The most common theory on why we even have a moon stems from the belief, some Mars-sized body collided with Earth, it is thought to have occurred about 4.5 billion ago. The debris from the collision accumulated in space, within Earth's gravitational field, and formed a molten body which eventually cooled, crystallized and hardened to form our present-day Moon. Now, this theory doesn't explain why the Earth even survived the impact. Considering the devastation a much smaller asteroid (about 10 km in diameter) caused, when it collided with us. This is believed to have happened approximately 66 million years ago and is presented as what presumably killed the dinosaurs.

Now, back to our story. Meteorologists seem bent on having names for every weather-related phenomenon, no matter how trivial, but naming the different ways our Moon appears has merit and is, of course, very interesting.

'Once in a Blue Moon' is a phrase we all know, but really few have any idea if they've ever seen one. The name would seem to indicate they must be rare, yet apparently, a Blue Moon is fairly common. It refers to situations where two full moons occur within a calendar month; but is the moon really blue? Well, not really, although under some atmospheric conditions, it may have a blue hue, due to light moving through airborne dust particles. On average, we can expect to see a Blue Moon about every 2.5 years.

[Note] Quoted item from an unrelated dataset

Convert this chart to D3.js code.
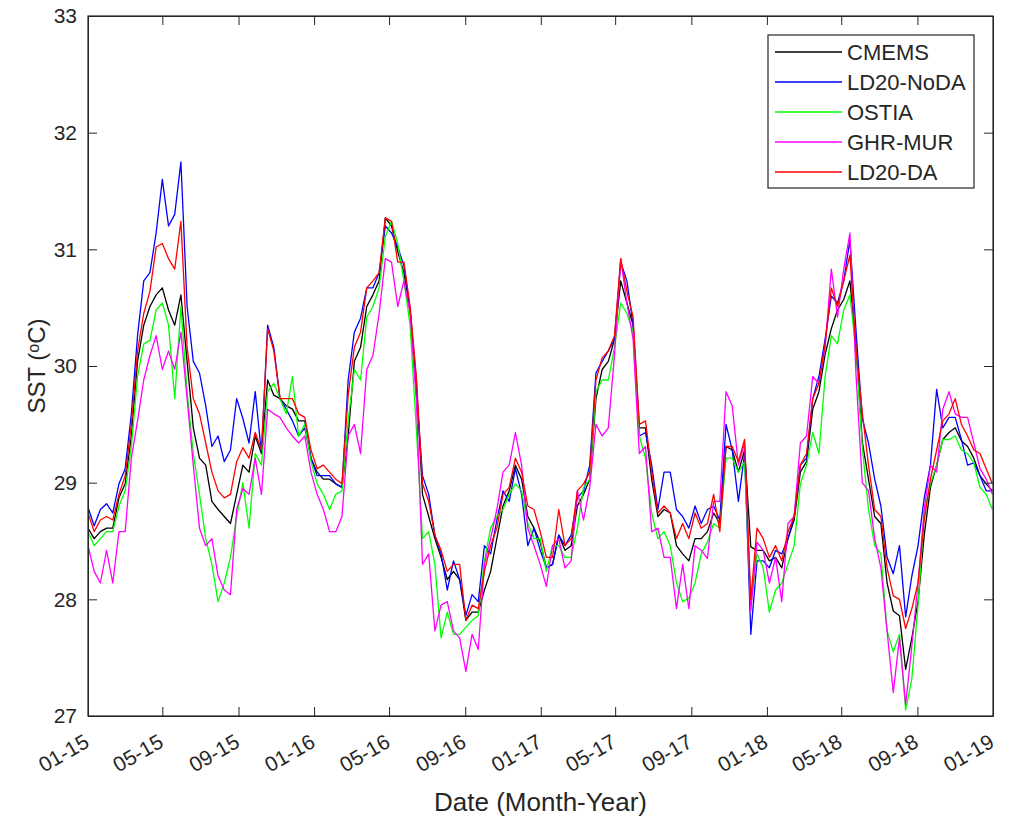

A Super Moon, correctly called a Perigean Full Moon, is a state when the Moon looks abnormally large (i.e. up to 30% brighter and 15% larger). It occurs when the Moon is most closely situated compared to Earth.

A Blood Moon is evident when the Moon dips low in the sky during a total lunar eclipse, whereby a reddish glow is cast across the moon's surface. Occasionally, more than one of these lunar spectacles occurs simultaneously. This most recently occurred in 1982 and 2018, and the next event will occur in 2027, when all three lunar events coincide. This phenomenon is called a Super Blue Blood Moon – wow, really?! Interestingly, if a second new moon occurs in a month (e.g. that can only occur about every 32 months on average), a Black Moon is said to have occurred. Really, the Moon is still there, of course, but the darkness is so intense only the faintest sliver of light along part of its circumference may be visible.

On the flip side, sometimes the Moon looks tiny since it is at its farthest point from Earth, as it travels along its elliptical path, and is called a Micromoon.

Finally, a Harvest Moon refers to the full, bright moon which occurs closest to the September equinox. The name dates from days before electricity when farmers depended on the Moon's light to harvest their crops into the night.

Now, I found this next piece particularly interesting, but admittedly couldn't find definitive references to support it. It is claimed, both North American and European indigenous cultures named each moon after an event which was important to their culture. Consequently, we have moons called Wolf (January), Snow (February), Worm (March), Pink (April), Flower (May), Strawberry (June), Buck (July), Sturgeon (August), Corn (September), Hunter's (October), Beaver (November) and Cold (December). I would like to learn more about these if anyone has information they'd like to share.

The Moon is a fascinating object which grabs and holds our attention. Maybe you can understand it a bit better now.